=== Task to complete ===
Give every line of the data again, unchanged, but with no pictures.

◇ ◇ ◇ ◇

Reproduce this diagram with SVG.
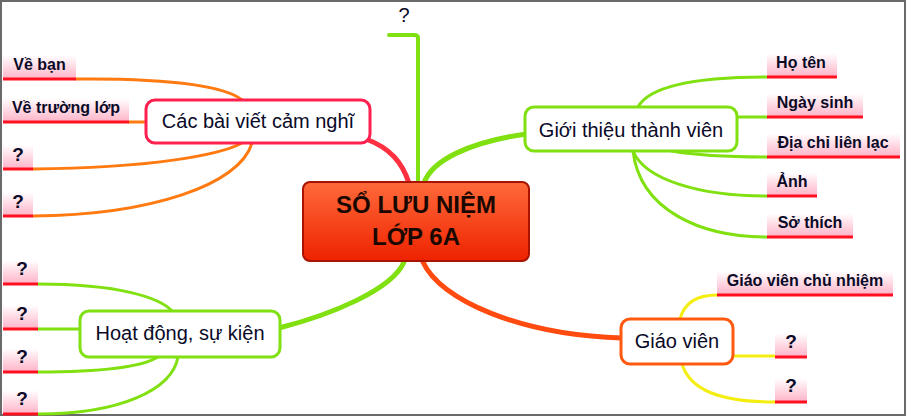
<svg xmlns="http://www.w3.org/2000/svg" width="908" height="417" viewBox="0 0 908 417">
<defs>
<linearGradient id="pink" x1="0" y1="0" x2="0" y2="1">
<stop offset="0" stop-color="#ffffff"/>
<stop offset="1" stop-color="#ffb3c8"/>
</linearGradient>
<linearGradient id="core" x1="0" y1="0" x2="0" y2="1">
<stop offset="0" stop-color="#ff6a3a"/>
<stop offset="1" stop-color="#ee2200"/>
</linearGradient>
</defs>
<style>
.c{fill:none;stroke-linecap:round}
.g{stroke:#80e010}
.o{stroke:#ff7a10}
.y{stroke:#f4ee10}
.node{fill:#fff;stroke-width:3}
.nt{font-family:"Liberation Sans",Arial,sans-serif;font-size:20px;fill:#0a0a28;text-anchor:middle}
.lt{font-family:"Liberation Sans",Arial,sans-serif;font-size:16px;font-weight:bold;fill:#0a0a28;text-anchor:middle}
.q{font-size:19px}
.lb{fill:url(#pink)}
.ul{stroke:#ff1020;stroke-width:3}
</style>
<rect x="1" y="1" width="904" height="414" fill="#fff" stroke="#6a6a6a" stroke-width="2"/>

<g id="connectors">
<path class="c" d="M409,183 C402,162 390,148 366,139" stroke="#ff3040" stroke-width="5"/>
<path class="c g" d="M424,183 C432,160 470,142 526,134" stroke-width="5"/>
<path class="c g" d="M418,183 L418,38 Q418,35 414,35 L389,35" stroke-width="4"/>
<path class="c g" d="M404,262 C392,290 330,315 279,328" stroke-width="5"/>
<path class="c" d="M423,262 C440,300 520,335 622,338" stroke="#ff4a10" stroke-width="5"/>
<path class="c o" d="M76,79 C180,78 228,88 242,100" stroke-width="3"/>
<path class="c o" d="M129,122 L146,122" stroke-width="3"/>
<path class="c o" d="M33,169 C150,168 220,155 242,143" stroke-width="3"/>
<path class="c o" d="M33,216 C150,215 240,185 252,143" stroke-width="3"/>
<path class="c g" d="M38,284 C120,284 160,298 172,311" stroke-width="3"/>
<path class="c g" d="M38,329 L80,329" stroke-width="3"/>
<path class="c g" d="M38,372 C110,372 145,365 158,357" stroke-width="3"/>
<path class="c g" d="M38,414 C120,414 172,390 178,357" stroke-width="3"/>
<path class="c g" d="M638,107 C650,85 700,77 767,77" stroke-width="3"/>
<path class="c g" d="M737,117 L767,117" stroke-width="3"/>
<path class="c g" d="M672,151 C700,156 730,157 767,157" stroke-width="3"/>
<path class="c g" d="M633,151 C645,180 700,196 767,196" stroke-width="3"/>
<path class="c g" d="M633,151 C640,210 700,237 767,237" stroke-width="3"/>
<path class="c y" d="M680,319 C685,300 700,295 717,295" stroke-width="3"/>
<path class="c y" d="M733,356 L775,356" stroke-width="3"/>
<path class="c y" d="M682,364 C690,390 720,402 775,402" stroke-width="3"/>
</g>

<g id="center">
<rect x="303" y="182" width="226" height="79" rx="7" fill="url(#core)" stroke="#a81400" stroke-width="2"/>
<text x="416" y="213" font-family="'Liberation Sans',Arial,sans-serif" font-size="24" font-weight="bold" fill="#1a0800" text-anchor="middle">SỔ LƯU NIỆM</text>
<text x="416" y="245" font-family="'Liberation Sans',Arial,sans-serif" font-size="24" font-weight="bold" fill="#1a0800" text-anchor="middle">LỚP 6A</text>
</g>

<g id="top-q">
<text x="404" y="22" font-family="'Liberation Sans',Arial,sans-serif" font-size="20" fill="#0a0a28" text-anchor="middle">?</text>
</g>

<g id="cam-nghi">
<rect class="node" x="146" y="100" width="224" height="43" rx="9" stroke="#ff2050"/>
<text class="nt" x="258" y="128">Các bài viết cảm nghĩ</text>
</g>
<g id="gioi-thieu">
<rect class="node" x="525" y="107" width="212" height="44" rx="9" stroke="#80e010"/>
<text class="nt" x="631" y="137">Giới thiệu thành viên</text>
</g>
<g id="hoat-dong">
<rect class="node" x="80" y="311" width="200" height="46" rx="9" stroke="#80e010"/>
<text class="nt" x="180" y="340">Hoạt động, sự kiện</text>
</g>
<g id="giao-vien">
<rect class="node" x="621" y="319" width="112" height="45" rx="9" stroke="#ff5a10"/>
<text class="nt" x="677" y="348">Giáo viên</text>
</g>

<g id="leaf-ve-ban"><rect class="lb" x="3" y="55" width="73" height="24"/><line class="ul" x1="3" y1="79" x2="76" y2="79"/><text class="lt" x="39.5" y="70">Về bạn</text></g>
<g id="leaf-ve-truong"><rect class="lb" x="3" y="98" width="126" height="24"/><line class="ul" x1="3" y1="122" x2="129" y2="122"/><text class="lt" x="66" y="113">Về trường lớp</text></g>
<g id="leaf-cn-q1"><rect class="lb" x="3" y="145" width="30" height="24"/><line class="ul" x1="3" y1="169" x2="33" y2="169"/><text class="lt q" x="18" y="161">?</text></g>
<g id="leaf-cn-q2"><rect class="lb" x="3" y="192" width="30" height="24"/><line class="ul" x1="3" y1="216" x2="33" y2="216"/><text class="lt q" x="18" y="208">?</text></g>

<g id="leaf-hd-q1"><rect class="lb" x="3" y="260" width="35" height="24"/><line class="ul" x1="3" y1="284" x2="38" y2="284"/><text class="lt q" x="22" y="275">?</text></g>
<g id="leaf-hd-q2"><rect class="lb" x="3" y="305" width="35" height="24"/><line class="ul" x1="3" y1="329" x2="38" y2="329"/><text class="lt q" x="22" y="320">?</text></g>
<g id="leaf-hd-q3"><rect class="lb" x="3" y="348" width="35" height="24"/><line class="ul" x1="3" y1="372" x2="38" y2="372"/><text class="lt q" x="22" y="363">?</text></g>
<g id="leaf-hd-q4"><rect class="lb" x="3" y="390" width="35" height="24"/><line class="ul" x1="3" y1="414" x2="38" y2="414"/><text class="lt q" x="22" y="405">?</text></g>

<g id="leaf-ho-ten"><rect class="lb" x="767" y="53" width="70" height="24"/><line class="ul" x1="767" y1="77" x2="837" y2="77"/><text class="lt" x="801" y="68">Họ tên</text></g>
<g id="leaf-ngay-sinh"><rect class="lb" x="767" y="93" width="96" height="24"/><line class="ul" x1="767" y1="117" x2="863" y2="117"/><text class="lt" x="815" y="108">Ngày sinh</text></g>
<g id="leaf-dia-chi"><rect class="lb" x="767" y="133" width="133" height="24"/><line class="ul" x1="767" y1="157" x2="900" y2="157"/><text class="lt" x="833" y="148">Địa chỉ liên lạc</text></g>
<g id="leaf-anh"><rect class="lb" x="767" y="172" width="50" height="24"/><line class="ul" x1="767" y1="196" x2="817" y2="196"/><text class="lt" x="792" y="187">Ảnh</text></g>
<g id="leaf-so-thich"><rect class="lb" x="767" y="213" width="86" height="24"/><line class="ul" x1="767" y1="237" x2="853" y2="237"/><text class="lt" x="810" y="228">Sở thích</text></g>

<g id="leaf-gvcn"><rect class="lb" x="717" y="271" width="176" height="24"/><line class="ul" x1="717" y1="295" x2="893" y2="295"/><text class="lt" x="805" y="286">Giáo viên chủ nhiệm</text></g>
<g id="leaf-gv-q1"><rect class="lb" x="775" y="333" width="32" height="24"/><line class="ul" x1="775" y1="357" x2="807" y2="357"/><text class="lt q" x="791" y="348">?</text></g>
<g id="leaf-gv-q2"><rect class="lb" x="775" y="378" width="32" height="24"/><line class="ul" x1="775" y1="402" x2="807" y2="402"/><text class="lt q" x="791" y="392">?</text></g>
</svg>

◇ ◇ ◇ ◇

=== Problem solution ===
Reproduce this diagram with SVG.
<svg xmlns="http://www.w3.org/2000/svg" width="908" height="417" viewBox="0 0 908 417">
<defs>
<linearGradient id="pink" x1="0" y1="0" x2="0" y2="1">
<stop offset="0" stop-color="#ffffff"/>
<stop offset="1" stop-color="#ffb3c8"/>
</linearGradient>
<linearGradient id="core" x1="0" y1="0" x2="0" y2="1">
<stop offset="0" stop-color="#ff6a3a"/>
<stop offset="1" stop-color="#ee2200"/>
</linearGradient>
</defs>
<style>
.c{fill:none;stroke-linecap:round}
.g{stroke:#80e010}
.o{stroke:#ff7a10}
.y{stroke:#f4ee10}
.node{fill:#fff;stroke-width:3}
.nt{font-family:"Liberation Sans",Arial,sans-serif;font-size:20px;fill:#0a0a28;text-anchor:middle}
.lt{font-family:"Liberation Sans",Arial,sans-serif;font-size:16px;font-weight:bold;fill:#0a0a28;text-anchor:middle}
.q{font-size:19px}
.lb{fill:url(#pink)}
.ul{stroke:#ff1020;stroke-width:3}
</style>
<rect x="1" y="1" width="904" height="414" fill="#fff" stroke="#6a6a6a" stroke-width="2"/>

<g id="connectors">
<path class="c" d="M409,183 C402,162 390,148 366,139" stroke="#ff3040" stroke-width="5"/>
<path class="c g" d="M424,183 C432,160 470,142 526,134" stroke-width="5"/>
<path class="c g" d="M418,183 L418,38 Q418,35 414,35 L389,35" stroke-width="4"/>
<path class="c g" d="M404,262 C392,290 330,315 279,328" stroke-width="5"/>
<path class="c" d="M423,262 C440,300 520,335 622,338" stroke="#ff4a10" stroke-width="5"/>
<path class="c o" d="M76,79 C180,78 228,88 242,100" stroke-width="3"/>
<path class="c o" d="M129,122 L146,122" stroke-width="3"/>
<path class="c o" d="M33,169 C150,168 220,155 242,143" stroke-width="3"/>
<path class="c o" d="M33,216 C150,215 240,185 252,143" stroke-width="3"/>
<path class="c g" d="M38,284 C120,284 160,298 172,311" stroke-width="3"/>
<path class="c g" d="M38,329 L80,329" stroke-width="3"/>
<path class="c g" d="M38,372 C110,372 145,365 158,357" stroke-width="3"/>
<path class="c g" d="M38,414 C120,414 172,390 178,357" stroke-width="3"/>
<path class="c g" d="M638,107 C650,85 700,77 767,77" stroke-width="3"/>
<path class="c g" d="M737,117 L767,117" stroke-width="3"/>
<path class="c g" d="M672,151 C700,156 730,157 767,157" stroke-width="3"/>
<path class="c g" d="M633,151 C645,180 700,196 767,196" stroke-width="3"/>
<path class="c g" d="M633,151 C640,210 700,237 767,237" stroke-width="3"/>
<path class="c y" d="M680,319 C685,300 700,295 717,295" stroke-width="3"/>
<path class="c y" d="M733,356 L775,356" stroke-width="3"/>
<path class="c y" d="M682,364 C690,390 720,402 775,402" stroke-width="3"/>
</g>

<g id="center">
<rect x="303" y="182" width="226" height="79" rx="7" fill="url(#core)" stroke="#a81400" stroke-width="2"/>
<text x="416" y="213" font-family="'Liberation Sans',Arial,sans-serif" font-size="24" font-weight="bold" fill="#1a0800" text-anchor="middle">SỔ LƯU NIỆM</text>
<text x="416" y="245" font-family="'Liberation Sans',Arial,sans-serif" font-size="24" font-weight="bold" fill="#1a0800" text-anchor="middle">LỚP 6A</text>
</g>

<g id="top-q">
<text x="404" y="22" font-family="'Liberation Sans',Arial,sans-serif" font-size="20" fill="#0a0a28" text-anchor="middle">?</text>
</g>

<g id="cam-nghi">
<rect class="node" x="146" y="100" width="224" height="43" rx="9" stroke="#ff2050"/>
<text class="nt" x="258" y="128">Các bài viết cảm nghĩ</text>
</g>
<g id="gioi-thieu">
<rect class="node" x="525" y="107" width="212" height="44" rx="9" stroke="#80e010"/>
<text class="nt" x="631" y="137">Giới thiệu thành viên</text>
</g>
<g id="hoat-dong">
<rect class="node" x="80" y="311" width="200" height="46" rx="9" stroke="#80e010"/>
<text class="nt" x="180" y="340">Hoạt động, sự kiện</text>
</g>
<g id="giao-vien">
<rect class="node" x="621" y="319" width="112" height="45" rx="9" stroke="#ff5a10"/>
<text class="nt" x="677" y="348">Giáo viên</text>
</g>

<g id="leaf-ve-ban"><rect class="lb" x="3" y="55" width="73" height="24"/><line class="ul" x1="3" y1="79" x2="76" y2="79"/><text class="lt" x="39.5" y="70">Về bạn</text></g>
<g id="leaf-ve-truong"><rect class="lb" x="3" y="98" width="126" height="24"/><line class="ul" x1="3" y1="122" x2="129" y2="122"/><text class="lt" x="66" y="113">Về trường lớp</text></g>
<g id="leaf-cn-q1"><rect class="lb" x="3" y="145" width="30" height="24"/><line class="ul" x1="3" y1="169" x2="33" y2="169"/><text class="lt q" x="18" y="161">?</text></g>
<g id="leaf-cn-q2"><rect class="lb" x="3" y="192" width="30" height="24"/><line class="ul" x1="3" y1="216" x2="33" y2="216"/><text class="lt q" x="18" y="208">?</text></g>

<g id="leaf-hd-q1"><rect class="lb" x="3" y="260" width="35" height="24"/><line class="ul" x1="3" y1="284" x2="38" y2="284"/><text class="lt q" x="22" y="275">?</text></g>
<g id="leaf-hd-q2"><rect class="lb" x="3" y="305" width="35" height="24"/><line class="ul" x1="3" y1="329" x2="38" y2="329"/><text class="lt q" x="22" y="320">?</text></g>
<g id="leaf-hd-q3"><rect class="lb" x="3" y="348" width="35" height="24"/><line class="ul" x1="3" y1="372" x2="38" y2="372"/><text class="lt q" x="22" y="363">?</text></g>
<g id="leaf-hd-q4"><rect class="lb" x="3" y="390" width="35" height="24"/><line class="ul" x1="3" y1="414" x2="38" y2="414"/><text class="lt q" x="22" y="405">?</text></g>

<g id="leaf-ho-ten"><rect class="lb" x="767" y="53" width="70" height="24"/><line class="ul" x1="767" y1="77" x2="837" y2="77"/><text class="lt" x="801" y="68">Họ tên</text></g>
<g id="leaf-ngay-sinh"><rect class="lb" x="767" y="93" width="96" height="24"/><line class="ul" x1="767" y1="117" x2="863" y2="117"/><text class="lt" x="815" y="108">Ngày sinh</text></g>
<g id="leaf-dia-chi"><rect class="lb" x="767" y="133" width="133" height="24"/><line class="ul" x1="767" y1="157" x2="900" y2="157"/><text class="lt" x="833" y="148">Địa chỉ liên lạc</text></g>
<g id="leaf-anh"><rect class="lb" x="767" y="172" width="50" height="24"/><line class="ul" x1="767" y1="196" x2="817" y2="196"/><text class="lt" x="792" y="187">Ảnh</text></g>
<g id="leaf-so-thich"><rect class="lb" x="767" y="213" width="86" height="24"/><line class="ul" x1="767" y1="237" x2="853" y2="237"/><text class="lt" x="810" y="228">Sở thích</text></g>

<g id="leaf-gvcn"><rect class="lb" x="717" y="271" width="176" height="24"/><line class="ul" x1="717" y1="295" x2="893" y2="295"/><text class="lt" x="805" y="286">Giáo viên chủ nhiệm</text></g>
<g id="leaf-gv-q1"><rect class="lb" x="775" y="333" width="32" height="24"/><line class="ul" x1="775" y1="357" x2="807" y2="357"/><text class="lt q" x="791" y="348">?</text></g>
<g id="leaf-gv-q2"><rect class="lb" x="775" y="378" width="32" height="24"/><line class="ul" x1="775" y1="402" x2="807" y2="402"/><text class="lt q" x="791" y="392">?</text></g>
</svg>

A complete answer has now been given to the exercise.